В некоторых отношениях Памела была также похожа и на мать Джима. Джим говорил друзьям, что она была “хранительницей очага”, хорошо готовила. Но она и ворчала, чувствуя свою отдалённость от других “Doors”, и непрестанно говорила Джиму, что ей не нравится его выбор карьеры, что лучше бы он посвятил себя поэзии. Она также говорила ему, что он слишком много пьёт. Иногда это доходило и до Джима, и он подчинялся ей. Она говорила, что его сопротивление наиболее ярко и жестоко проявлялось в устной форме. Как и в тот раз, когда они собирались в “Cheetah” в Лос-Анджелесе на концерт “Doors” по случаю их возвращения домой.

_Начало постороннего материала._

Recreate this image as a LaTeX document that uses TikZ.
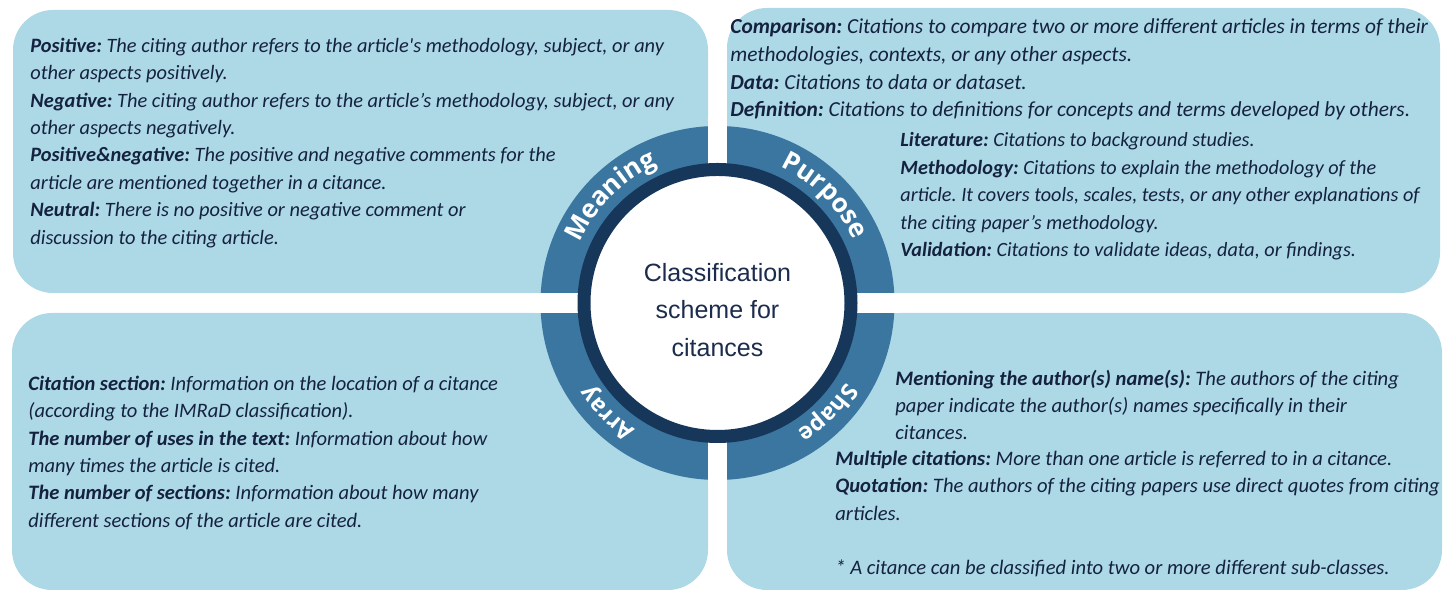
\documentclass[tikz,border=0pt]{standalone}
\usepackage{fontspec}
\setmainfont{Carlito}
\newfontfamily\ringfont{Open Sans}
\newfontfamily\hubfont{Liberation Sans}
\usetikzlibrary{decorations.text}
\frenchspacing

\definecolor{boxblue}{HTML}{ADD8E6}
\definecolor{ringblue}{HTML}{3A76A0}
\definecolor{ringnavy}{HTML}{17375A}
\definecolor{inkblue}{HTML}{14223F}
\definecolor{titleblue}{HTML}{1C2C4C}

\newcommand{\term}[1]{\textbf{#1}}

\tikzset{
  quad/.style={fill=boxblue, rounded corners=20pt},
  desc/.style={anchor=north west, inner sep=0pt, align=left, text=inkblue,
    font=\fontsize{#1}{13.7}\selectfont\itshape},
  desc/.default=10.2,
  hub/.style={circle, fill=white, draw=ringnavy, line width=6.5pt,
    minimum size=133.5pt, inner sep=0pt},
  hubtext/.style={align=center, text=titleblue, inner sep=0pt,
    font=\hubfont\fontsize{12.5}{18.75}\selectfont},
  ringlabel/.style 2 args={decorate, decoration={text along path,
    text align=center, text color=white,
    text={|\ringfont\bfseries\fontsize{#2}{#2}\selectfont|#1}}}
}

\begin{document}
\begin{tikzpicture}[x=0.5pt,y=0.5pt]
  \useasboundingbox (0,0) rectangle (1448,592);

  % the four panels
  \fill[quad] (13,582) rectangle (708,299);
  \fill[quad] (727,584) rectangle (1440,299);
  \fill[quad] (12,279) rectangle (708,2);
  \fill[quad] (727,279) rectangle (1442,2);

  % ring and hub
  \coordinate (c) at (717.5,289);
  \fill[ringblue] (c) circle[radius=177];
  \fill[white] (708,105) rectangle (727,475);
  \fill[white] (535,279) rectangle (900,299);
  \node[hub] (hub) at (c) {};
  \node[hubtext] (title) at ([yshift=-3.5pt]c) {Classification\\scheme for\\citances};

  \path[ringlabel={Meaning}{13}] (c) ++(175:150) arc[start angle=175, end angle=95, radius=150];
  \path[ringlabel={Purpose}{13}] (c) ++(85:150) arc[start angle=85, end angle=5, radius=150];
  \path[ringlabel={Shape}{11.5}] (c) ++(-5:151) arc[start angle=-5, end angle=-85, radius=151];
  \path[ringlabel={Array}{11.5}] (c) ++(265:151) arc[start angle=265, end angle=185, radius=151];

  % panel texts
  \node[desc] (meaning) at (30,554.5) {%
    \term{Positive:} The citing author refers to the article\textquotesingle s methodology, subject, or any\\
    other aspects positively.\\
    \term{Negative:} The citing author refers to the article's methodology, subject, or any\\
    other aspects negatively.\\
    \term{Positive\&negative:} The positive and negative comments for the\\
    article are mentioned together in a citance.\\
    \term{Neutral:} There is no positive or negative comment or\\
    discussion to the citing article.};

  \node[desc, font=\fontsize{10.7}{13.8}\selectfont\itshape] (purpose) at (730,573.5) {%
    \term{Comparison:} Citations to compare two or more different articles in terms of their\\
    methodologies, contexts, or any other aspects.\\
    \term{Data:} Citations to data or dataset.\\
    \term{Definition:} Citations to definitions for concepts and terms developed by others.};
  \node[desc, font=\fontsize{10.1}{13.8}\selectfont\itshape] (purposemore) at (900,460) {%
    \term{Literature:} Citations to background studies.\\
    \term{Methodology:} Citations to explain the methodology of the\\
    article. It covers tools, scales, tests, or any other explanations of\\
    the citing paper's methodology.\\
    \term{Validation:} Citations to validate ideas, data, or findings.};

  \node[desc=10.25] (array) at (28,216.5) {%
    \term{Citation section:} Information on the location of a citance\\
    (according to the IMRaD classification).\\
    \term{The number of uses in the text:} Information about how\\
    many times the article is cited.\\
    \term{The number of sections:} Information about how many\\
    different sections of the article are cited.};

  \node[desc=10.3] (shape) at (895,222.5) {%
    \term{Mentioning the author(s) name(s):} The authors of the citing\\
    paper indicate the author(s) names specifically in their\\
    citances.};
  \node[desc=10.3] (shapemore) at (835,141.5) {%
    \term{Multiple citations:} More than one article is referred to in a citance.\\
    \term{Quotation:} The authors of the citing papers use direct quotes from citing\\
    articles.\\[13.7pt]
    * A citance can be classified into two or more different sub-classes.};
\end{tikzpicture}
\end{document}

Джим был в своей “коже”, расчёсывая в ванной перед зеркалом свои вымытые шампунем волосы. Он втягивал скулы и играл мышцами шеи, хлопая руками по заднице и бёдрам, принимая нахальную “двуполую” позу.
– Сегодня будет хороший концерт, – сказал он Памеле, которая одевалась в соседней комнате.
– Я это предчувствую. “Cheetah” – это же в Венеции, ты знаешь.
Ох, Джим, – сказала она, – ты опять собираешься надеть те же самые кожаные штаны? Ты никогда не меняешь одежду. От тебя начинает вонять, ты знаешь это?
Джим ничего не ответил. Он услышал внизу гудок машины – это подъехал лимузин, который должен был отвезти их на полоску лос-анджелесского пляжа, где почти ровно два года назад Джим встретил Рэя и спел ему “Прогулку в лунном свете”. Они сбежали вниз по ступенькам, но когда Памела подошла к лимузину, чтобы сесть в него, Джим встал у неё на пути.
Джим? – сказала она. – Что…
Я передумал. Я не хочу, чтобы ты ехала туда. Ты обязательно сделаешь что-нибудь, чтобы вывести меня из себя.